Monday, March 02, 2009

Namesake

I was listening to the History of Ancient Rome at the gym this morning, and the lecturer was talking about Roman nomenclature*. He might not actually have used the word "nomenclature", come to think of it, but if he didn't, the word still popped into my head, and therefore of course I was forced to wonder about its provenance.

The first half, "nomen-", was obviously related to English "name" (and French "nom"**, and German "Name"). The second part is less obvious. The only thing I could come up with was the taxonomical term "clade", which I knew was a grouping of an ancestor and all its descendants.
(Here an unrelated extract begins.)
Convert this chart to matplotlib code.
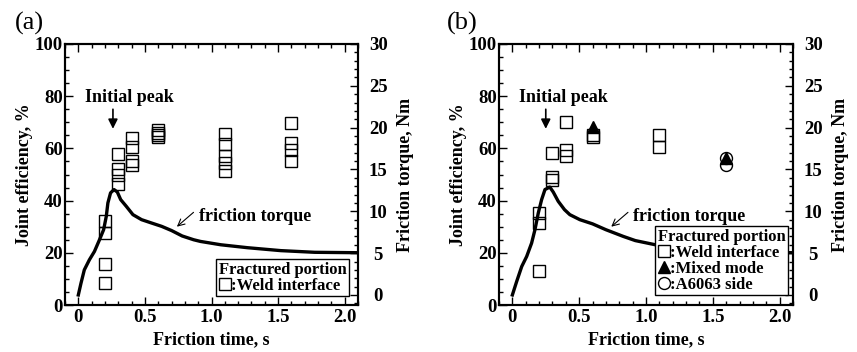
import matplotlib
matplotlib.use("Agg")
import matplotlib.pyplot as plt
from matplotlib.lines import Line2D
from matplotlib.ticker import MultipleLocator

plt.rcParams["font.family"] = ["Liberation Serif", "DejaVu Serif"]
plt.rcParams["font.weight"] = "bold"
plt.rcParams["axes.labelweight"] = "bold"

# ---------------------------------------------------------------- data
xticks = [0, 0.5, 1.0, 1.5, 2.0]
xtick_labels = ["0", "0.5", "1.0", "1.5", "2.0"]

# (a) joint efficiency, weld interface fracture
weld_a_x = [0.2, 0.2, 0.2, 0.2,
            0.3, 0.3, 0.3, 0.3,
            0.4, 0.4, 0.4, 0.4,
            0.6, 0.6, 0.6, 0.6,
            1.1, 1.1, 1.1, 1.1, 1.1,
            1.6, 1.6, 1.6, 1.6]
weld_a_y = [32.0, 27.5, 15.7, 8.5,
            57.7, 52.0, 49.8, 46.4,
            63.8, 60.7, 55.3, 53.6,
            67.0, 65.9, 65.0, 64.2,
            65.5, 61.5, 57.0, 54.5, 51.3,
            69.7, 62.0, 59.4, 55.0]

# (b) joint efficiency by fracture mode
weld_b_x = [0.2, 0.2, 0.2, 0.3, 0.3, 0.3, 0.4, 0.4, 0.4, 0.6, 0.6, 1.1, 1.1]
weld_b_y = [35.3, 31.3, 13.2, 58.4, 49.0, 47.8, 70.1, 59.2, 57.2, 65.0, 64.2, 65.1, 60.5]
mixed_b_x = [0.6, 1.6]
mixed_b_y = [68.3, 56.5]
a6063_b_x = [1.6, 1.6]
a6063_b_y = [56.5, 53.6]

# friction torque curves (Nm)
torque_a_t = [0.0, 0.02, 0.045, 0.083, 0.121, 0.159, 0.19, 0.21, 0.222, 0.242,
              0.268, 0.293, 0.318, 0.36, 0.41, 0.475, 0.55, 0.626, 0.70, 0.78,
              0.866, 0.917, 1.07, 1.27, 1.52, 1.775, 2.1]
torque_a_T = [0.0, 1.4, 3.0, 4.2, 5.2, 6.6, 7.8, 9.4, 11.0, 12.2,
              12.6, 12.3, 11.4, 10.6, 9.6, 9.0, 8.6, 8.2, 7.7, 7.05,
              6.6, 6.4, 6.0, 5.65, 5.3, 5.1, 5.05]
torque_b_t = [0.0, 0.032, 0.07, 0.107, 0.144, 0.169, 0.194, 0.219, 0.244, 0.28,
              0.306, 0.343, 0.39, 0.43, 0.505, 0.60, 0.70, 0.83, 0.92, 1.07,
              1.27, 1.52, 1.775, 2.1]
torque_b_T = [0.0, 1.6, 3.4, 4.6, 6.2, 7.8, 9.8, 11.4, 12.6, 12.9,
              12.3, 11.2, 10.2, 9.6, 9.0, 8.5, 7.8, 7.0, 6.5, 6.0,
              5.65, 5.3, 5.1, 5.05]

FS = 13


def setup_axes(ax):
    ax.set_xlim(-0.1, 2.1)
    ax.set_ylim(0, 100)
    ax.set_xticks(xticks, xtick_labels)
    ax.xaxis.set_minor_locator(MultipleLocator(0.1))
    ax.yaxis.set_major_locator(MultipleLocator(20))
    ax.yaxis.set_minor_locator(MultipleLocator(5))
    ax.tick_params(which="both", direction="in", top=True, right=False,
                   width=1.0, labelsize=13.5)
    ax.tick_params(which="major", length=6)
    ax.tick_params(which="minor", length=3)
    ax.tick_params(axis="y", pad=1.5)
    ax.tick_params(axis="x", pad=3)
    for s in ax.spines.values():
        s.set_linewidth(1.5)
    ax.set_xlabel("Friction time, s", fontsize=FS, labelpad=4)
    ax.set_ylabel("Joint efficiency, %", fontsize=FS, labelpad=1)

    ax2 = ax.twinx()
    ax2.set_ylim(-1.2, 30)
    ax2.yaxis.set_major_locator(MultipleLocator(5))
    ax2.yaxis.set_minor_locator(MultipleLocator(1))
    ax2.tick_params(which="both", direction="in", width=1.0, labelsize=13.5,
                    pad=14.5)
    ax2.tick_params(which="major", length=6)
    ax2.tick_params(which="minor", length=3)
    for lab in ax2.get_yticklabels():
        lab.set_horizontalalignment("center")
    for s in ax2.spines.values():
        s.set_linewidth(1.5)
    ax2.set_ylabel("Friction torque, Nm", fontsize=FS, labelpad=7)
    return ax2


def annotate(ax, peak_x, text_x):
    ax.annotate("", xy=(peak_x, 67.5), xytext=(peak_x, 75),
                arrowprops=dict(arrowstyle="-|>", color="k", lw=1.2,
                                mutation_scale=14, shrinkA=0, shrinkB=0))
    ax.text(text_x, 79.5, "Initial peak", fontsize=FS, ha="center", va="center")
    ax.annotate("", xy=(0.74, 30), xytext=(0.865, 35.5),
                arrowprops=dict(arrowstyle="->", color="k", lw=0.8,
                                mutation_scale=12, shrinkA=0, shrinkB=0))
    ax.text(0.905, 34.0, "friction torque", fontsize=FS, ha="left", va="center")


def add_legend(ax, handles, labels, anchor):
    leg = ax.legend(handles, labels, title="Fractured portion",
                    loc="lower right", bbox_to_anchor=anchor, fontsize=12,
                    title_fontproperties=dict(size=12, weight="bold"),
                    alignment="left", frameon=True, fancybox=False,
                    edgecolor="k", framealpha=1, handlelength=0.7,
                    handletextpad=0.05, borderpad=0.15, labelspacing=0.0,
                    borderaxespad=0)
    leg.get_frame().set_linewidth(1.0)
    return leg


sq = dict(marker="s", ls="none", mfc="none", mec="k", ms=8.6, mew=1.0)
tri = dict(marker="^", ls="none", mfc="k", mec="k", ms=8.6, mew=1.0)
circ = dict(marker="o", ls="none", mfc="none", mec="k", ms=8.6, mew=1.0)

fig = plt.figure(figsize=(8.57, 3.52), dpi=100)

# ---------------------------------------------------------------- (a)
axa = fig.add_axes([65 / 857, 47 / 352, 293 / 857, 261 / 352])
axa2 = setup_axes(axa)
axa.plot(weld_a_x, weld_a_y, **sq)
axa2.plot(torque_a_t, torque_a_T, color="k", lw=2.4)
annotate(axa, 0.26, 0.387)
add_legend(axa2, [Line2D([], [], **sq)], [":Weld interface"], (0.969, 0.034))

# ---------------------------------------------------------------- (b)
axb = fig.add_axes([499 / 857, 47 / 352, 294 / 857, 261 / 352])
axb2 = setup_axes(axb)
axb.plot(weld_b_x, weld_b_y, **sq)
axb.plot(a6063_b_x, a6063_b_y, **circ)
axb.plot(mixed_b_x, mixed_b_y, **tri)
axb2.plot(torque_b_t, torque_b_T, color="k", lw=2.4)
annotate(axb, 0.25, 0.38)
add_legend(axb2, [Line2D([], [], **sq), Line2D([], [], **tri),
                  Line2D([], [], **circ)],
           [":Weld interface", ":Mixed mode", ":A6063 side"], (0.983, 0.038))

fig.text(15 / 857, 1 - 23 / 352, "(a)", fontsize=19, fontweight="normal",
         ha="left", va="center")
fig.text(447 / 857, 1 - 23 / 352, "(b)", fontsize=19, fontweight="normal",
         ha="left", va="center")

fig.savefig("out.png", dpi=100)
I didn't see exactly how the two words could be related, but they sounded kind of alike, and "nomenclature" could possibly be construed to mean "naming of groups".
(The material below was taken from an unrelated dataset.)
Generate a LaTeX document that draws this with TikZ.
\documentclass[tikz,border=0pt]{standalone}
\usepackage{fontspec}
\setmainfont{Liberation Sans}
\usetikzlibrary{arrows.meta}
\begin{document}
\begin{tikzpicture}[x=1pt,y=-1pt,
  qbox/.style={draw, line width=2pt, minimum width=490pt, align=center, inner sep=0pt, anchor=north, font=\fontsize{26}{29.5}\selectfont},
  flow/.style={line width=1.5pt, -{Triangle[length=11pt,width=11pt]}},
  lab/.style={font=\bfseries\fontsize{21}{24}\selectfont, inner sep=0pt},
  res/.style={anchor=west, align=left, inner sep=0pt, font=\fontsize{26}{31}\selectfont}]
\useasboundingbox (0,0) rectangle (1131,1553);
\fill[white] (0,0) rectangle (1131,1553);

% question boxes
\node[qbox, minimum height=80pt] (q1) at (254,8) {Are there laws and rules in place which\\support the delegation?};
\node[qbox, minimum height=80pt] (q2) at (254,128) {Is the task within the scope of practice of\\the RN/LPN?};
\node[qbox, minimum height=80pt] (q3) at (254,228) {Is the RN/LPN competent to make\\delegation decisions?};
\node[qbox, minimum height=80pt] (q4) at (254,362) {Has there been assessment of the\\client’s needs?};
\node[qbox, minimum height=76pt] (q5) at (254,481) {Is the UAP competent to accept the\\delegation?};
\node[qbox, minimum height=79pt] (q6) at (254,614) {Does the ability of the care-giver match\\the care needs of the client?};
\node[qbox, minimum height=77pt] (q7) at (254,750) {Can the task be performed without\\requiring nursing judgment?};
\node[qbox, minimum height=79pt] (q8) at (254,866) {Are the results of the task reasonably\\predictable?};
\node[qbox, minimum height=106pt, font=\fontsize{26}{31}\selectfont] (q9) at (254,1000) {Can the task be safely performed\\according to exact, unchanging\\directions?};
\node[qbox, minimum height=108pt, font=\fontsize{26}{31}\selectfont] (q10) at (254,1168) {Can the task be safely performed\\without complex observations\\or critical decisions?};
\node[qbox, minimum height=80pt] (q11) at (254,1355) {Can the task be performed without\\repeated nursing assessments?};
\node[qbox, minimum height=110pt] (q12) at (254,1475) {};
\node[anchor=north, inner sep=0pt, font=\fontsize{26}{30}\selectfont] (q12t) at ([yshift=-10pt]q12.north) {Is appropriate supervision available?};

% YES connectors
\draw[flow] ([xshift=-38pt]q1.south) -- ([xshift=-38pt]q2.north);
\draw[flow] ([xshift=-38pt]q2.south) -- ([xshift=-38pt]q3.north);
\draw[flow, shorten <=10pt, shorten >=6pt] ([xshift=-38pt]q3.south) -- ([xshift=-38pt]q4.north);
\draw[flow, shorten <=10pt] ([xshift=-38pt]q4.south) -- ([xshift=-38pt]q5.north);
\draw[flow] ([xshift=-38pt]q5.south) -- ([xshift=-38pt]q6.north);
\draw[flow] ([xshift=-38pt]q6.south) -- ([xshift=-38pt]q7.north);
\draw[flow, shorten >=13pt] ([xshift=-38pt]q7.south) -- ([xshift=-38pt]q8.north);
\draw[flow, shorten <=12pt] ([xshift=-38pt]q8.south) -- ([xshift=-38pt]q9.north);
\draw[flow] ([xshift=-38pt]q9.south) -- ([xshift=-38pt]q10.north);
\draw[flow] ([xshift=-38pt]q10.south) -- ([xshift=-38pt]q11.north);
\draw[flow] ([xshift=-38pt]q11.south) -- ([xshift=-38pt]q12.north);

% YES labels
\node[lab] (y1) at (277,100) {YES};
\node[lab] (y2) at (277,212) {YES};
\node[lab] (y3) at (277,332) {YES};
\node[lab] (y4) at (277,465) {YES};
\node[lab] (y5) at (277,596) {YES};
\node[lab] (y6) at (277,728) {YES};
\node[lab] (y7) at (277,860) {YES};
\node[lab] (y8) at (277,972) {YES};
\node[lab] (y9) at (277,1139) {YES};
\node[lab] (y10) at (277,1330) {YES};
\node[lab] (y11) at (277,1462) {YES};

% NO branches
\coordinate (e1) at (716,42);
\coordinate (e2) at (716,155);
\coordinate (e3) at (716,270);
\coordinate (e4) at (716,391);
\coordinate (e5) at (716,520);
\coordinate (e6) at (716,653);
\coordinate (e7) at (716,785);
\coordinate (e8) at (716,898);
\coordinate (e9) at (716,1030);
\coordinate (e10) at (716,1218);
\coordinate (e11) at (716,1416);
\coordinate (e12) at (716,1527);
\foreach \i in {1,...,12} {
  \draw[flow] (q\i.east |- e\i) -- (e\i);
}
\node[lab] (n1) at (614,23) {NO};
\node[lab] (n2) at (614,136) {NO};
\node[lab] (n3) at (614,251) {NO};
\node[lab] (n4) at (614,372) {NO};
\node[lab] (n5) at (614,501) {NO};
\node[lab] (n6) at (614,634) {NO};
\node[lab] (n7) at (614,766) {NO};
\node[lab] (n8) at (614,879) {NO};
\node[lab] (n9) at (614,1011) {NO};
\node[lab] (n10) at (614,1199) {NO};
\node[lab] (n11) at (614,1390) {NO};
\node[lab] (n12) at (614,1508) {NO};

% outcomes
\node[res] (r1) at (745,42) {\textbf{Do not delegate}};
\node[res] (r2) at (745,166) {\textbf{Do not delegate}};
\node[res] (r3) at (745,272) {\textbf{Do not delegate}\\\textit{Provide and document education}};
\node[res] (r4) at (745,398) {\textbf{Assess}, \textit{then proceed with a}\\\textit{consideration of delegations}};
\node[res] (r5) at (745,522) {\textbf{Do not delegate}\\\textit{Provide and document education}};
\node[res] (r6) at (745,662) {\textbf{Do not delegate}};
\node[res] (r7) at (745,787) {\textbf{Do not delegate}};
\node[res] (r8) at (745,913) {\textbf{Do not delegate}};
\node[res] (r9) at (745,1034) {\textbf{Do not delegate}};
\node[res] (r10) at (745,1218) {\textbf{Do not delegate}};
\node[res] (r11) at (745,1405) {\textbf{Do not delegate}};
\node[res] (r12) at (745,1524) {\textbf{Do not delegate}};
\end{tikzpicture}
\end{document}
Unfortunately, I was barking up the wrong tree, etymologically. "Clade" is actually Greek, from "klados", and means "branch", because a clade is a branch on the enormous tree of evolutionary development. The "-clature" of "nomenclature" comes from Latin "calator", "[town] crier", which in turn comes from the verb "calare", "to call out". "Nomenclature" therefore translates as "name-calling", which is exactly what it is: the naming of things.

*What he said, in a nutshell, was that ancient Roman males had three names, and the middle one was the important one***. The first name, the praenomen, was like our given names, and there was a very small pool of them, which is why so many Romans seemed to be named Lucius and Quintus and the like. The middle name was the clan to which you belonged, and that was your primary identity. Because the praenomen was usually hereditary and the nomen always was, there would be lots of men named Tiberius Claudius or whatnot drifting around, so a third name, the cognomen, would be added to the end, a sort of subdivision of the clans. This began as a nickname but eventually became a full-fledged family name, so you could tell Marcus Valerius Britannicus from Marcus Valerius Dubitatus--same clan, different family.

**Actually, "nom" doesn't just mean "name" in French: it also means "noun", because the noun is the name of something. "Noun" in English, predictably, comes from the same place; Old French "nom" or "non", which became "noun" in the English-French hybrid language following the invasion of Britain.

***I don't expect anybody to get that reference.